Exercise instructions:
Will you output all of the data below exactly, omitting the images?

Given data:

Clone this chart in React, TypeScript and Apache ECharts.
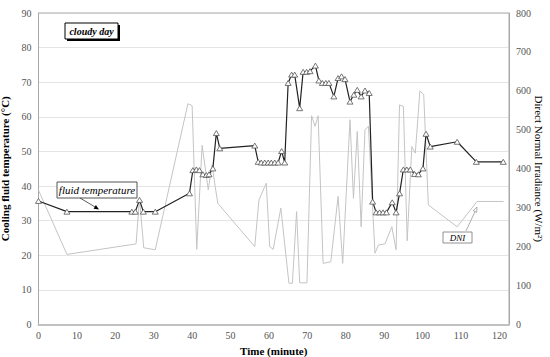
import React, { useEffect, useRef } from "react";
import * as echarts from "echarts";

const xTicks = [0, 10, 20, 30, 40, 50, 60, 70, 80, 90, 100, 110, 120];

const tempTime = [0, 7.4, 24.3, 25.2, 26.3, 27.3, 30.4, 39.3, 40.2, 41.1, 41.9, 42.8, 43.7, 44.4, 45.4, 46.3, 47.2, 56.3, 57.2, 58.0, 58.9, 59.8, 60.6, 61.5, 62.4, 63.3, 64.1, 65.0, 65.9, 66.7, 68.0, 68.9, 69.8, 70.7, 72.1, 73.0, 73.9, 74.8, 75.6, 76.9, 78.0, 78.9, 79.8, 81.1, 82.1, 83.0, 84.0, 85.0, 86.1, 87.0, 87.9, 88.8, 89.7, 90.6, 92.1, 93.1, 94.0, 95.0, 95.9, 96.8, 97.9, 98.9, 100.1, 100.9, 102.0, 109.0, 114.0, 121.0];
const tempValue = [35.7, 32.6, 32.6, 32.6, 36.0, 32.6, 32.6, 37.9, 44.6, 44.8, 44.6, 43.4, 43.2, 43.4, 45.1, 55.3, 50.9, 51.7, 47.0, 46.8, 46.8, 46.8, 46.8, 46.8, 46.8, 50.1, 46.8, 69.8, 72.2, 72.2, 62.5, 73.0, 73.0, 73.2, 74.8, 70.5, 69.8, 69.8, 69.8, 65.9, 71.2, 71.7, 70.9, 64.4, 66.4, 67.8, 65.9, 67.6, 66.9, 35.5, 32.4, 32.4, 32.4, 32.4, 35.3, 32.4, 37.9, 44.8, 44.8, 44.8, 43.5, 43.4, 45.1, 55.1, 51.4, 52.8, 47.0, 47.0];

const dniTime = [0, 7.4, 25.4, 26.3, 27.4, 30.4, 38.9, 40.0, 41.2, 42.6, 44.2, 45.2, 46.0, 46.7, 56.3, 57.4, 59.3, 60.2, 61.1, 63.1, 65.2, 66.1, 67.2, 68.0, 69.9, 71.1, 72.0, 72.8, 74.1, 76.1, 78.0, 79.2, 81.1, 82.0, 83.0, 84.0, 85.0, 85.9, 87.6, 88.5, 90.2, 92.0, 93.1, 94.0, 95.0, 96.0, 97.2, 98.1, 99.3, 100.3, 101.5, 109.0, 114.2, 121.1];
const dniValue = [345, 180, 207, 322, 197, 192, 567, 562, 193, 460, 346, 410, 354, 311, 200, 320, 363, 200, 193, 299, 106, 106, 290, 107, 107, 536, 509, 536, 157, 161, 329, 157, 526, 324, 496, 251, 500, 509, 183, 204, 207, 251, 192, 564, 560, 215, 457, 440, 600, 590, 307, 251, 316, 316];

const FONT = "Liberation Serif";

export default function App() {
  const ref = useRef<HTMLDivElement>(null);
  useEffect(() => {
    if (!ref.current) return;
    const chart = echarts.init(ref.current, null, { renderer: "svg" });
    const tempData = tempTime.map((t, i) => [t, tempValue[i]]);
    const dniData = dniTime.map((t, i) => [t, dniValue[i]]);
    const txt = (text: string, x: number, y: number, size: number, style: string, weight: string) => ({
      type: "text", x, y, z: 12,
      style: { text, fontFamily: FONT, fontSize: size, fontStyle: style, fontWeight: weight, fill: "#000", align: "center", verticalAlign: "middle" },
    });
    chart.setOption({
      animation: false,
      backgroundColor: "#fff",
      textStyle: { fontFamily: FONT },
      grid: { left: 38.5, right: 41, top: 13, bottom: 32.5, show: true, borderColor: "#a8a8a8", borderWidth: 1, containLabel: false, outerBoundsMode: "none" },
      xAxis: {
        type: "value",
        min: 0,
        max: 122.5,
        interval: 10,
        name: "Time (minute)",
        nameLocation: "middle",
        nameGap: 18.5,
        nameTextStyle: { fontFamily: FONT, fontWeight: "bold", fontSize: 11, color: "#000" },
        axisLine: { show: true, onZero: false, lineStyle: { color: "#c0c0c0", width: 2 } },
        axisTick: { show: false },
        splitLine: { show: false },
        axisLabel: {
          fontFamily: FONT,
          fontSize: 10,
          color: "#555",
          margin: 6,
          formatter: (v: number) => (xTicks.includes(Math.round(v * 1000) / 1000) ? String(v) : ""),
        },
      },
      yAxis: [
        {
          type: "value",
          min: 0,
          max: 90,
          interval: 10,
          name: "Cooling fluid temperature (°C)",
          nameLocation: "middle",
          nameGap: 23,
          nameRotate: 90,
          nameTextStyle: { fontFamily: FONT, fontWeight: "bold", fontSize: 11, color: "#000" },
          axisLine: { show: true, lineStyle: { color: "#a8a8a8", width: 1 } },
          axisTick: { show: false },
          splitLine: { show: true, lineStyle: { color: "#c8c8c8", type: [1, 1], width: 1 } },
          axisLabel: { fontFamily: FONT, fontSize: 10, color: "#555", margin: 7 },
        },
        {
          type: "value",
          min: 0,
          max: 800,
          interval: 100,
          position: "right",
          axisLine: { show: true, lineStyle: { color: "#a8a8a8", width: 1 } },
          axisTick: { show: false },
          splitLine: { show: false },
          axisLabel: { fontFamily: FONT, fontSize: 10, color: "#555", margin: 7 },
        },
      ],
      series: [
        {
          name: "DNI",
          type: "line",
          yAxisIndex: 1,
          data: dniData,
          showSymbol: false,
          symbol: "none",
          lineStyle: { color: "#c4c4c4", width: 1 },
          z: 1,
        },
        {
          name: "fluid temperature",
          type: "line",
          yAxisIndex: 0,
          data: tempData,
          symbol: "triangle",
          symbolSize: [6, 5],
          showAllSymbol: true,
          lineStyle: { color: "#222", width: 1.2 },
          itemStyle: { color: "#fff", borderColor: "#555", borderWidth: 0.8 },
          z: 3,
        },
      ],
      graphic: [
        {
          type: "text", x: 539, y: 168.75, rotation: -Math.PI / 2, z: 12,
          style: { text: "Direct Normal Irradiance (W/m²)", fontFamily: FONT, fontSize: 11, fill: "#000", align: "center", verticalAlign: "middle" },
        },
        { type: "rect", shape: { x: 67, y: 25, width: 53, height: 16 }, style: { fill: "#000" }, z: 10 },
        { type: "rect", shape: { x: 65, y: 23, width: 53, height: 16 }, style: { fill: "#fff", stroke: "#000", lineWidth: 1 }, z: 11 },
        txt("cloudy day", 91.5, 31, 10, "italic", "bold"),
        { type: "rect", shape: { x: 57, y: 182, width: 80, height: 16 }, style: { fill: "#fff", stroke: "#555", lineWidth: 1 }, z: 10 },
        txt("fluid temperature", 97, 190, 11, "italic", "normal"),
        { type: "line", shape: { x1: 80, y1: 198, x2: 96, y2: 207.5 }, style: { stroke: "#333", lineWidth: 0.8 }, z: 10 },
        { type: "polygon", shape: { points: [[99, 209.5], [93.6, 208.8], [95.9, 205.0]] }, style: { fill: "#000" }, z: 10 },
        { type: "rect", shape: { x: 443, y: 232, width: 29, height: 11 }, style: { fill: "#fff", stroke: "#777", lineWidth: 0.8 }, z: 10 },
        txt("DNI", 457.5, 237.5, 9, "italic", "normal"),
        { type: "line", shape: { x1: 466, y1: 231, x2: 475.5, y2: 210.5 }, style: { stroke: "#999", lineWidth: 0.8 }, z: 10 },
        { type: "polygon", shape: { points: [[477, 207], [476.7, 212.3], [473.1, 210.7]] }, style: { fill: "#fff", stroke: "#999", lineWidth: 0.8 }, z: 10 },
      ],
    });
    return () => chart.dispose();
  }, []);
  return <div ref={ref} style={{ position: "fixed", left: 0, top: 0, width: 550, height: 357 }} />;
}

Exercise solution:
Clone this chart in React, TypeScript and Apache ECharts.
import React, { useEffect, useRef } from "react";
import * as echarts from "echarts";

const xTicks = [0, 10, 20, 30, 40, 50, 60, 70, 80, 90, 100, 110, 120];

const tempTime = [0, 7.4, 24.3, 25.2, 26.3, 27.3, 30.4, 39.3, 40.2, 41.1, 41.9, 42.8, 43.7, 44.4, 45.4, 46.3, 47.2, 56.3, 57.2, 58.0, 58.9, 59.8, 60.6, 61.5, 62.4, 63.3, 64.1, 65.0, 65.9, 66.7, 68.0, 68.9, 69.8, 70.7, 72.1, 73.0, 73.9, 74.8, 75.6, 76.9, 78.0, 78.9, 79.8, 81.1, 82.1, 83.0, 84.0, 85.0, 86.1, 87.0, 87.9, 88.8, 89.7, 90.6, 92.1, 93.1, 94.0, 95.0, 95.9, 96.8, 97.9, 98.9, 100.1, 100.9, 102.0, 109.0, 114.0, 121.0];
const tempValue = [35.7, 32.6, 32.6, 32.6, 36.0, 32.6, 32.6, 37.9, 44.6, 44.8, 44.6, 43.4, 43.2, 43.4, 45.1, 55.3, 50.9, 51.7, 47.0, 46.8, 46.8, 46.8, 46.8, 46.8, 46.8, 50.1, 46.8, 69.8, 72.2, 72.2, 62.5, 73.0, 73.0, 73.2, 74.8, 70.5, 69.8, 69.8, 69.8, 65.9, 71.2, 71.7, 70.9, 64.4, 66.4, 67.8, 65.9, 67.6, 66.9, 35.5, 32.4, 32.4, 32.4, 32.4, 35.3, 32.4, 37.9, 44.8, 44.8, 44.8, 43.5, 43.4, 45.1, 55.1, 51.4, 52.8, 47.0, 47.0];

const dniTime = [0, 7.4, 25.4, 26.3, 27.4, 30.4, 38.9, 40.0, 41.2, 42.6, 44.2, 45.2, 46.0, 46.7, 56.3, 57.4, 59.3, 60.2, 61.1, 63.1, 65.2, 66.1, 67.2, 68.0, 69.9, 71.1, 72.0, 72.8, 74.1, 76.1, 78.0, 79.2, 81.1, 82.0, 83.0, 84.0, 85.0, 85.9, 87.6, 88.5, 90.2, 92.0, 93.1, 94.0, 95.0, 96.0, 97.2, 98.1, 99.3, 100.3, 101.5, 109.0, 114.2, 121.1];
const dniValue = [345, 180, 207, 322, 197, 192, 567, 562, 193, 460, 346, 410, 354, 311, 200, 320, 363, 200, 193, 299, 106, 106, 290, 107, 107, 536, 509, 536, 157, 161, 329, 157, 526, 324, 496, 251, 500, 509, 183, 204, 207, 251, 192, 564, 560, 215, 457, 440, 600, 590, 307, 251, 316, 316];

const FONT = "Liberation Serif";

export default function App() {
  const ref = useRef<HTMLDivElement>(null);
  useEffect(() => {
    if (!ref.current) return;
    const chart = echarts.init(ref.current, null, { renderer: "svg" });
    const tempData = tempTime.map((t, i) => [t, tempValue[i]]);
    const dniData = dniTime.map((t, i) => [t, dniValue[i]]);
    const txt = (text: string, x: number, y: number, size: number, style: string, weight: string) => ({
      type: "text", x, y, z: 12,
      style: { text, fontFamily: FONT, fontSize: size, fontStyle: style, fontWeight: weight, fill: "#000", align: "center", verticalAlign: "middle" },
    });
    chart.setOption({
      animation: false,
      backgroundColor: "#fff",
      textStyle: { fontFamily: FONT },
      grid: { left: 38.5, right: 41, top: 13, bottom: 32.5, show: true, borderColor: "#a8a8a8", borderWidth: 1, containLabel: false, outerBoundsMode: "none" },
      xAxis: {
        type: "value",
        min: 0,
        max: 122.5,
        interval: 10,
        name: "Time (minute)",
        nameLocation: "middle",
        nameGap: 18.5,
        nameTextStyle: { fontFamily: FONT, fontWeight: "bold", fontSize: 11, color: "#000" },
        axisLine: { show: true, onZero: false, lineStyle: { color: "#c0c0c0", width: 2 } },
        axisTick: { show: false },
        splitLine: { show: false },
        axisLabel: {
          fontFamily: FONT,
          fontSize: 10,
          color: "#555",
          margin: 6,
          formatter: (v: number) => (xTicks.includes(Math.round(v * 1000) / 1000) ? String(v) : ""),
        },
      },
      yAxis: [
        {
          type: "value",
          min: 0,
          max: 90,
          interval: 10,
          name: "Cooling fluid temperature (°C)",
          nameLocation: "middle",
          nameGap: 23,
          nameRotate: 90,
          nameTextStyle: { fontFamily: FONT, fontWeight: "bold", fontSize: 11, color: "#000" },
          axisLine: { show: true, lineStyle: { color: "#a8a8a8", width: 1 } },
          axisTick: { show: false },
          splitLine: { show: true, lineStyle: { color: "#c8c8c8", type: [1, 1], width: 1 } },
          axisLabel: { fontFamily: FONT, fontSize: 10, color: "#555", margin: 7 },
        },
        {
          type: "value",
          min: 0,
          max: 800,
          interval: 100,
          position: "right",
          axisLine: { show: true, lineStyle: { color: "#a8a8a8", width: 1 } },
          axisTick: { show: false },
          splitLine: { show: false },
          axisLabel: { fontFamily: FONT, fontSize: 10, color: "#555", margin: 7 },
        },
      ],
      series: [
        {
          name: "DNI",
          type: "line",
          yAxisIndex: 1,
          data: dniData,
          showSymbol: false,
          symbol: "none",
          lineStyle: { color: "#c4c4c4", width: 1 },
          z: 1,
        },
        {
          name: "fluid temperature",
          type: "line",
          yAxisIndex: 0,
          data: tempData,
          symbol: "triangle",
          symbolSize: [6, 5],
          showAllSymbol: true,
          lineStyle: { color: "#222", width: 1.2 },
          itemStyle: { color: "#fff", borderColor: "#555", borderWidth: 0.8 },
          z: 3,
        },
      ],
      graphic: [
        {
          type: "text", x: 539, y: 168.75, rotation: -Math.PI / 2, z: 12,
          style: { text: "Direct Normal Irradiance (W/m²)", fontFamily: FONT, fontSize: 11, fill: "#000", align: "center", verticalAlign: "middle" },
        },
        { type: "rect", shape: { x: 67, y: 25, width: 53, height: 16 }, style: { fill: "#000" }, z: 10 },
        { type: "rect", shape: { x: 65, y: 23, width: 53, height: 16 }, style: { fill: "#fff", stroke: "#000", lineWidth: 1 }, z: 11 },
        txt("cloudy day", 91.5, 31, 10, "italic", "bold"),
        { type: "rect", shape: { x: 57, y: 182, width: 80, height: 16 }, style: { fill: "#fff", stroke: "#555", lineWidth: 1 }, z: 10 },
        txt("fluid temperature", 97, 190, 11, "italic", "normal"),
        { type: "line", shape: { x1: 80, y1: 198, x2: 96, y2: 207.5 }, style: { stroke: "#333", lineWidth: 0.8 }, z: 10 },
        { type: "polygon", shape: { points: [[99, 209.5], [93.6, 208.8], [95.9, 205.0]] }, style: { fill: "#000" }, z: 10 },
        { type: "rect", shape: { x: 443, y: 232, width: 29, height: 11 }, style: { fill: "#fff", stroke: "#777", lineWidth: 0.8 }, z: 10 },
        txt("DNI", 457.5, 237.5, 9, "italic", "normal"),
        { type: "line", shape: { x1: 466, y1: 231, x2: 475.5, y2: 210.5 }, style: { stroke: "#999", lineWidth: 0.8 }, z: 10 },
        { type: "polygon", shape: { points: [[477, 207], [476.7, 212.3], [473.1, 210.7]] }, style: { fill: "#fff", stroke: "#999", lineWidth: 0.8 }, z: 10 },
      ],
    });
    return () => chart.dispose();
  }, []);
  return <div ref={ref} style={{ position: "fixed", left: 0, top: 0, width: 550, height: 357 }} />;
}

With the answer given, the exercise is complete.